Since its my 30th year, I got 30 list of unexpected wishes.

  1. I wish I never lived.
  2. I wish I never lived.
  3. I wish I never lived. 
  4. I wish I never lived. 
  5. I wish I never lived.
  6. I wish I never lived. 
  7. I wish I never lived. 
  8. I wish I never lived.
  9. I wish I never lived. 
  10. I wish I never lived.
  11. I wish I never lived.
  12. I wish I never lived.
  13. I wish I never lived.
  14. I wish I never lived.
  15. I wish I never lived.
  16. I wish I never lived.
  17. I wish I never lived.
  18. I wish I never lived.
  19. I wish I never lived.
  20. I wish I never lived.
  21. I wish I never lived.
  22. I wish I never lived.
  23. I wish I never lived.
  24. I wish I never lived.
  25. I wish I never lived.
  26. I wish I never lived.
  27. I wish I never lived.
  28. I wish I never lived.
  29. I wish I never lived.
  30. I wish I never lived.
Surprisingly, reality has moved my senses.
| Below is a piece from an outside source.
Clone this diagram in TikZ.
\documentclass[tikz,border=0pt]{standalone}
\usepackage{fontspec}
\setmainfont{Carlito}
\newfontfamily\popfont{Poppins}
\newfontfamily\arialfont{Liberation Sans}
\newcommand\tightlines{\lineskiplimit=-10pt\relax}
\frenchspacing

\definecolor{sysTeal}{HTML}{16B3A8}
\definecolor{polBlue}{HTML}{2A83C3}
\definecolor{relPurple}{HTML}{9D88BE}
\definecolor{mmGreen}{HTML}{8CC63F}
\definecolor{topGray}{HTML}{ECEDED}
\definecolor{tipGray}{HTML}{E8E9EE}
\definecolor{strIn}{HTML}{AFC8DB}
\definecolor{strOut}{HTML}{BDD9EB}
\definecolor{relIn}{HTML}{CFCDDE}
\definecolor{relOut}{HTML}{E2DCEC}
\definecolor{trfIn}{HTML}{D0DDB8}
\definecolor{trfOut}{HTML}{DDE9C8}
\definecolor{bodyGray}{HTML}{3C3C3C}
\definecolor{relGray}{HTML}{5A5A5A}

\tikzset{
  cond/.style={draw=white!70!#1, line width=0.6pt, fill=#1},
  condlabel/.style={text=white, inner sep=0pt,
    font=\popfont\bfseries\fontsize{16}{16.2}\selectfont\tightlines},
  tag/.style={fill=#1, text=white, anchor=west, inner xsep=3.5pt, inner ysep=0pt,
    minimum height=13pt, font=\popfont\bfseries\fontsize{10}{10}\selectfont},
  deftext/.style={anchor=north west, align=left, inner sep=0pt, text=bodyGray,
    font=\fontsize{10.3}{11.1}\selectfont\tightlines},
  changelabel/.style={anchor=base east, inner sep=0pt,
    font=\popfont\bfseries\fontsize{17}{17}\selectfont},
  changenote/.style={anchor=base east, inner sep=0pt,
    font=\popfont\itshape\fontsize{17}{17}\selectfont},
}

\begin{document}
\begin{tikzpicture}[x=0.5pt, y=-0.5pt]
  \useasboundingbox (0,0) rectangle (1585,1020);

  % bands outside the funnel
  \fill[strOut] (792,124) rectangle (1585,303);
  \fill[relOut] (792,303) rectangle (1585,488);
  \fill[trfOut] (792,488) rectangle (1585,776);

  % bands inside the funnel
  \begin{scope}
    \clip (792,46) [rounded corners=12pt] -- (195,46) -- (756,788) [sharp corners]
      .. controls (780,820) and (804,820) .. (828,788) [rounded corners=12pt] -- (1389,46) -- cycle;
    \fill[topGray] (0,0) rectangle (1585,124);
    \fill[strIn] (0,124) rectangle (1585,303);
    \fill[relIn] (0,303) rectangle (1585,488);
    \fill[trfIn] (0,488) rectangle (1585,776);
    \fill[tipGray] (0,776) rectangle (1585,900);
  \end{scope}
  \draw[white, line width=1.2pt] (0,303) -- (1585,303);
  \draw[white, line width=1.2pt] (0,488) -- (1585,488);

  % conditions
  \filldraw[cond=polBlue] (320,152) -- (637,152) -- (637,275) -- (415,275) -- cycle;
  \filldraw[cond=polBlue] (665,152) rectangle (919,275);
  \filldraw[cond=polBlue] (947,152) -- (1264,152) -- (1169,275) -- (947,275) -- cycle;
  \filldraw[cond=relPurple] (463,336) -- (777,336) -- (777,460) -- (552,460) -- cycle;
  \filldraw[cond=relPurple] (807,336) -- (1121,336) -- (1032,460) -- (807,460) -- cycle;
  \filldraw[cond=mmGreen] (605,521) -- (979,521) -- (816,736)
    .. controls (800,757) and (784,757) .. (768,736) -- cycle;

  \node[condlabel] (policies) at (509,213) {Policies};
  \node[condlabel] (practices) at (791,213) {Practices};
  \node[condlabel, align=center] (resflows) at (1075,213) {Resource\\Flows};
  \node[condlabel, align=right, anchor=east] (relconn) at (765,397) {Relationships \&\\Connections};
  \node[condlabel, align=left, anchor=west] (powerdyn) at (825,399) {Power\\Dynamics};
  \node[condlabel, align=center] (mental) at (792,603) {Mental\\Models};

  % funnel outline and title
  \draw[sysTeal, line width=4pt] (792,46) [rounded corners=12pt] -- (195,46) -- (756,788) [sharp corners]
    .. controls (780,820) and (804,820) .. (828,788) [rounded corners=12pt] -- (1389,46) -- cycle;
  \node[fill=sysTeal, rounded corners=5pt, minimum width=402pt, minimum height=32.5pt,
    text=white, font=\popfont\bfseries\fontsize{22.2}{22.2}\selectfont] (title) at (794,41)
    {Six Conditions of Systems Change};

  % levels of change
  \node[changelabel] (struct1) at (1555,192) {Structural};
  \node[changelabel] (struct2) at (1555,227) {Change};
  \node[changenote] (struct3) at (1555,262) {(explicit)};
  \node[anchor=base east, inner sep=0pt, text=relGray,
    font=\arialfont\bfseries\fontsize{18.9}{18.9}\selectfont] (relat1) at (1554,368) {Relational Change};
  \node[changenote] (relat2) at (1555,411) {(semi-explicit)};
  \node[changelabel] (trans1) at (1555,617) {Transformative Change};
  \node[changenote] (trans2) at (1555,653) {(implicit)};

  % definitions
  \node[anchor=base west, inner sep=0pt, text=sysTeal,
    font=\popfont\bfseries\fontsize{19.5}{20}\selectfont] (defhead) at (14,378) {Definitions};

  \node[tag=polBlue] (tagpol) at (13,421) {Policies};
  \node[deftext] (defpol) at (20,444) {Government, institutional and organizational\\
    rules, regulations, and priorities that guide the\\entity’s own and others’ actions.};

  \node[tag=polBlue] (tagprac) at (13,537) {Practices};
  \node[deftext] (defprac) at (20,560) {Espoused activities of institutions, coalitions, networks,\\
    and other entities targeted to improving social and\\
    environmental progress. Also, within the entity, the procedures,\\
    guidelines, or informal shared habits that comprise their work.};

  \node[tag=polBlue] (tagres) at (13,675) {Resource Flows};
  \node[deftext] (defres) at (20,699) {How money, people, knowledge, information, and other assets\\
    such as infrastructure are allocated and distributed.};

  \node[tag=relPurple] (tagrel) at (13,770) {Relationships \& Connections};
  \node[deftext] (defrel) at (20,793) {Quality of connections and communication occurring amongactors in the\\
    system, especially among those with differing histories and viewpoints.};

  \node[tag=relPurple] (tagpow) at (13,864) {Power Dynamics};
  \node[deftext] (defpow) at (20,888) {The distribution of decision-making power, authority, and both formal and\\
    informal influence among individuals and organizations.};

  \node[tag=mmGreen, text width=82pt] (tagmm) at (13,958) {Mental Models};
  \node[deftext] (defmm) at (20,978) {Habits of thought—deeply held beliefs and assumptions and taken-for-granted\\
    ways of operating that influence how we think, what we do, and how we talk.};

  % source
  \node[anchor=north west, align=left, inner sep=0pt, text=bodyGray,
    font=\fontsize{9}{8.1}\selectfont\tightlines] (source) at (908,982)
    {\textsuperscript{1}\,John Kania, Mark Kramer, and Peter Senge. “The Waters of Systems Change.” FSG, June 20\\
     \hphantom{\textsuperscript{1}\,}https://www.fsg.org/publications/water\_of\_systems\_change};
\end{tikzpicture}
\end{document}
I was born invisible ever since. And surprisingly, I lived in this world alone but has been communicating with this creatures called homo sapiens. I am an alien. I was never real and I was never been here, really. 
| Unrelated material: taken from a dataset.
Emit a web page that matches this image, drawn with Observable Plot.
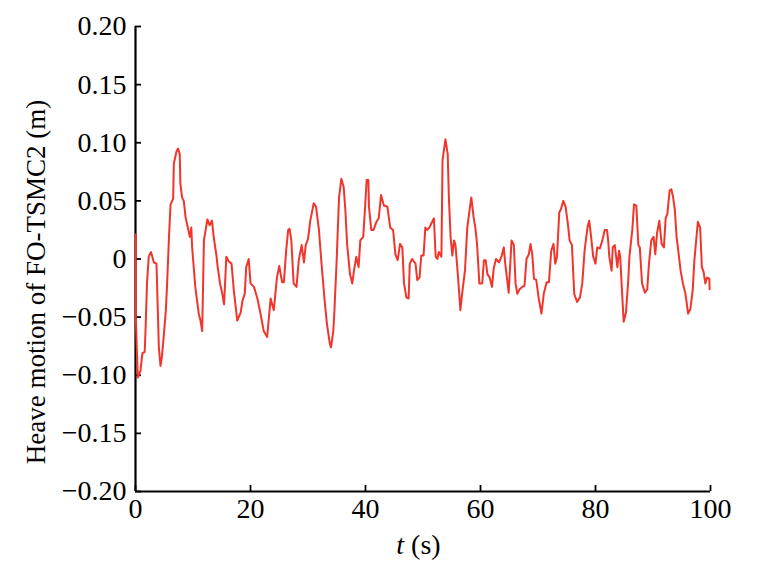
<!DOCTYPE html>
<html>
<head>
<meta charset="utf-8">
<script src="https://cdn.jsdelivr.net/npm/d3@7"></script>
<script src="https://cdn.jsdelivr.net/npm/@observablehq/plot@0.6"></script>
<style>
  html, body { margin: 0; padding: 0; background: #fff; }
  #chart svg { display: block; }
</style>
</head>
<body>
<div id="chart"></div>
<script>
// Time (s)
const time = [
  0, 0.05, 0.4, 0.87, 1.2, 1.6, 1.74, 2.0, 2.3, 2.7, 3.2, 3.65, 4.06, 4.35, 4.6, 4.9, 5.28, 5.5, 5.85, 6.1,
  6.55, 6.67, 7.1, 7.4, 7.7, 7.8, 8.1, 8.4, 8.7, 9.1, 9.45, 9.7, 9.85, 10.4, 11.0, 11.3, 11.6, 11.9, 12.5, 12.9,
  13.3, 13.6, 14.1, 14.3, 14.7, 15.1, 15.4, 15.8, 16.2, 16.7, 17.1, 17.7, 18.3, 18.6, 19.0, 19.25, 19.7, 20.0, 20.6, 21.2,
  21.7, 22.3, 22.9, 23.5, 24.05, 24.6, 25.0, 25.5, 25.8, 26.2, 26.55, 26.8, 27.1, 27.5, 28.0, 28.4, 28.9, 29.3, 29.6, 30.0,
  30.4, 31.0, 31.4, 31.9, 32.35, 32.9, 33.3, 33.8, 34.0, 34.4, 34.6, 34.96, 35.4, 35.8, 36.2, 36.5, 36.8, 37.3, 37.7, 38.0,
  38.4, 38.8, 39.1, 39.6, 39.9, 40.2, 40.5, 40.6, 41.0, 41.4, 41.9, 42.3, 42.7, 43.2, 43.8, 44.3, 44.8, 45.2, 45.6, 46.0,
  46.4, 46.7, 47.1, 47.5, 47.7, 48.1, 48.7, 49.0, 49.4, 49.7, 50.1, 50.4, 50.7, 51.1, 51.6, 51.9, 52.2, 52.5, 52.75, 53.2,
  53.4, 53.9, 54.3, 54.5, 54.8, 55.1, 55.4, 55.65, 56.1, 56.5, 56.8, 57.3, 57.7, 58.1, 58.4, 58.8, 59.1, 59.4, 59.8, 60.3,
  60.6, 60.9, 61.2, 61.6, 62.0, 62.3, 62.7, 63.2, 63.65, 64.05, 64.3, 64.9, 65.4, 65.8, 66.1, 66.4, 66.8, 67.25, 67.65, 68.0,
  68.4, 68.7, 69.0, 69.3, 69.7, 70.1, 70.6, 71.0, 71.5, 71.9, 72.3, 72.7, 73.0, 73.3, 73.7, 74.0, 74.4, 74.8, 75.2, 75.5,
  75.9, 76.3, 76.8, 77.3, 77.7, 78.1, 78.6, 78.9, 79.1, 79.6, 80.0, 80.3, 80.75, 81.2, 81.6, 82.0, 82.2, 82.4, 82.8, 83.0,
  83.35, 83.8, 84.1, 84.3, 84.6, 84.9, 85.3, 85.7, 85.9, 86.4, 86.7, 87.1, 87.45, 87.7, 88.1, 88.6, 89.0, 89.3, 89.7, 90.1,
  90.4, 90.7, 91.1, 91.5, 91.9, 92.2, 92.5, 92.9, 93.2, 93.5, 93.8, 94.1, 94.4, 94.8, 95.2, 95.65, 96.1, 96.5, 96.9, 97.2,
  97.4, 97.8, 98.2, 98.5, 98.8, 99.1, 99.4, 99.8, 99.85
];
// Heave motion of FO-TSMC2 (m)
const heave = [
  0.021, -0.050, -0.102, -0.096, -0.081, -0.080, -0.062, -0.021, 0.002, 0.006, -0.003, -0.004, -0.076, -0.092, -0.084, -0.067, -0.044, -0.021, 0.022, 0.047,
  0.052, 0.082, 0.092, 0.095, 0.090, 0.065, 0.053, 0.050, 0.036, 0.027, 0.019, 0.027, 0.010, -0.024, -0.047, -0.053, -0.062, 0.016, 0.034, 0.029,
  0.033, 0.019, 0.002, -0.007, -0.021, -0.030, -0.039, 0.002, -0.002, -0.004, -0.027, -0.053, -0.046, -0.036, -0.030, -0.007, 0.000, -0.021, -0.024, -0.034,
  -0.046, -0.062, -0.067, -0.034, -0.044, -0.016, -0.006, -0.020, -0.020, 0.007, 0.025, 0.026, 0.016, -0.021, -0.024, -0.001, 0.012, -0.003, 0.012, 0.017,
  0.033, 0.048, 0.045, 0.025, -0.004, -0.036, -0.056, -0.073, -0.076, -0.062, -0.044, -0.004, 0.053, 0.069, 0.062, 0.042, 0.013, -0.013, -0.021, -0.010,
  0.002, -0.007, 0.016, 0.019, 0.042, 0.068, 0.068, 0.045, 0.025, 0.025, 0.032, 0.035, 0.055, 0.046, 0.045, 0.027, 0.025, 0.004, -0.001, 0.013,
  0.010, -0.021, -0.033, -0.034, -0.004, 0.000, -0.004, -0.018, -0.016, 0.003, 0.003, 0.027, 0.025, 0.027, 0.032, 0.035, 0.002, 0.000, 0.006, 0.002,
  0.085, 0.103, 0.090, 0.053, 0.019, 0.003, 0.016, 0.012, -0.016, -0.044, -0.030, -0.010, 0.027, 0.042, 0.053, 0.036, 0.027, 0.013, -0.021, -0.021,
  -0.001, -0.001, -0.013, -0.016, -0.024, -0.008, 0.000, -0.003, 0.002, 0.010, -0.004, -0.029, 0.016, 0.012, -0.021, -0.030, -0.026, -0.024, -0.023, 0.000,
  0.004, 0.013, 0.004, -0.017, -0.018, -0.033, -0.047, -0.030, -0.020, -0.020, 0.007, 0.013, -0.004, 0.002, 0.040, 0.043, 0.050, 0.045, 0.030, 0.016,
  0.012, -0.030, -0.037, -0.033, -0.021, 0.007, 0.027, 0.033, 0.025, 0.002, -0.004, 0.010, 0.009, 0.016, 0.025, 0.025, 0.016, 0.002, -0.010, 0.010,
  0.012, -0.007, 0.007, 0.002, -0.027, -0.054, -0.046, -0.018, 0.002, 0.025, 0.047, 0.046, 0.012, 0.010, -0.021, -0.029, -0.026, -0.004, 0.016, 0.019,
  0.004, 0.022, 0.033, 0.013, 0.010, 0.035, 0.039, 0.059, 0.060, 0.053, 0.042, 0.019, 0.007, -0.010, -0.021, -0.030, -0.047, -0.043, -0.027, -0.001,
  0.010, 0.032, 0.027, -0.007, -0.011, -0.021, -0.016, -0.017, -0.026
];
const xTicks = [0, 20, 40, 60, 80, 100];
const yTicks = [-0.20, -0.15, -0.10, -0.05, 0, 0.05, 0.10, 0.15, 0.20];
const yTickLabels = ["\u22120.20", "\u22120.15", "\u22120.10", "\u22120.05", "0", "0.05", "0.10", "0.15", "0.20"];
const xLabelItalic = "t";
const xLabelRest = " (s)";
const yLabel = "Heave motion of FO-TSMC2 (m)";

const data = time.map((t, i) => ({t, v: heave[i]}));
const FONT = "'Liberation Serif', 'Times New Roman', serif";
const FS = 28;
const W = 766, H = 573, ML = 135, MR = 56, MT = 26, MB = 82;
const plotW = W - ML - MR, plotH = H - MT - MB;
const TICK = 6; // tick length in px
const xDom = [0, 100], yDom = [-0.2, 0.2];
// tick length converted to data units via the scale extents
const tickDX = TICK * (xDom[1] - xDom[0]) / plotW;
const tickDY = TICK * (yDom[1] - yDom[0]) / plotH;

const plot = Plot.plot({
  width: W,
  height: H,
  marginLeft: ML,
  marginRight: MR,
  marginTop: MT,
  marginBottom: MB,
  style: {fontFamily: FONT, fontSize: FS + "px", color: "#000", background: "#fff"},
  x: {domain: xDom},
  y: {domain: yDom},
  marks: [
    // tick labels
    Plot.axisX({ticks: xTicks, tickSize: 0, tickPadding: 7, label: null, fontSize: FS}),
    Plot.axisY({ticks: yTicks, tickSize: 0, tickPadding: 9, label: null, fontSize: FS,
      tickFormat: (d) => yTickLabels[yTicks.findIndex(v => Math.abs(v - d) < 1e-9)]}),
    // inward ticks
    Plot.ruleY(yTicks, {y: (d) => d, x1: xDom[0], x2: xDom[0] + tickDX, stroke: "#000", strokeWidth: 1.8}),
    Plot.ruleX(xTicks, {x: (d) => d, y1: yDom[0], y2: yDom[0] + tickDY, stroke: "#000", strokeWidth: 1.8}),
    Plot.ruleX([xDom[0]], {stroke: "#000", strokeWidth: 2.2}),
    Plot.ruleY([yDom[0]], {stroke: "#000", strokeWidth: 2.2}),
    Plot.line(data, {x: "t", y: "v", stroke: "#f2352b", strokeWidth: 2, strokeLinejoin: "round"})
  ]
});

const svg = d3.select(plot);
const xs = plot.scale("x");
const cx = (xs.range[0] + xs.range[1]) / 2;
const xl = svg.append("text")
  .attr("x", cx - 4).attr("y", 554)
  .attr("text-anchor", "middle")
  .style("font-family", FONT).style("font-size", FS + "px").attr("fill", "#000");
xl.append("tspan").attr("font-style", "italic").text(xLabelItalic);
xl.append("tspan").text(xLabelRest);

svg.append("text")
  .attr("transform", "translate(45,282) rotate(-90)")
  .attr("text-anchor", "middle")
  .style("font-family", FONT).style("font-size", "27px").attr("fill", "#000")
  .text(yLabel);

document.getElementById("chart").appendChild(plot);
</script>
</body>
</html>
Thirty years has been long enough to figure this thing out of myself. I mean, if I have only known from the start, I wouldn't have choose this sole journey. I would have remained someone unnoticed until my last breath. I wouldn't have changed my history and I wouldn't have been involved with this great thing called life. Its an amazing fact though that despite of this reality, I was able to survive. Me survived this realms of opaque possibilities. Me survived this hideous world of deception, lies and emotional terrorism. That's how I have been after all this years. 


 
If I would be given a chance to live another decade, I would choose then to just put myself in my own cell and shield myself with my own world neglecting the people whom I call special and giving myself a break to take what my mind come up with. Gracefully would exit every time I am in a crowd or would rather be left alone in a deserted island with those Blue October hymns playing on my background. A grand of the grandest when it comes to being left out. Just as I thought, I am good being invisible. I am good with pretending to be present but actually I was not around. That is the real me. The real me who never believe in this so called life. 

Anyways, its time to blow this imaginary candle on this imaginary cake covered with imaginary icing given to me with imaginary. Whoosh! Blows the winds and off the lights. My wish are now traveling together with the uncertainties of the directions of the winds. Alas! Reality of life!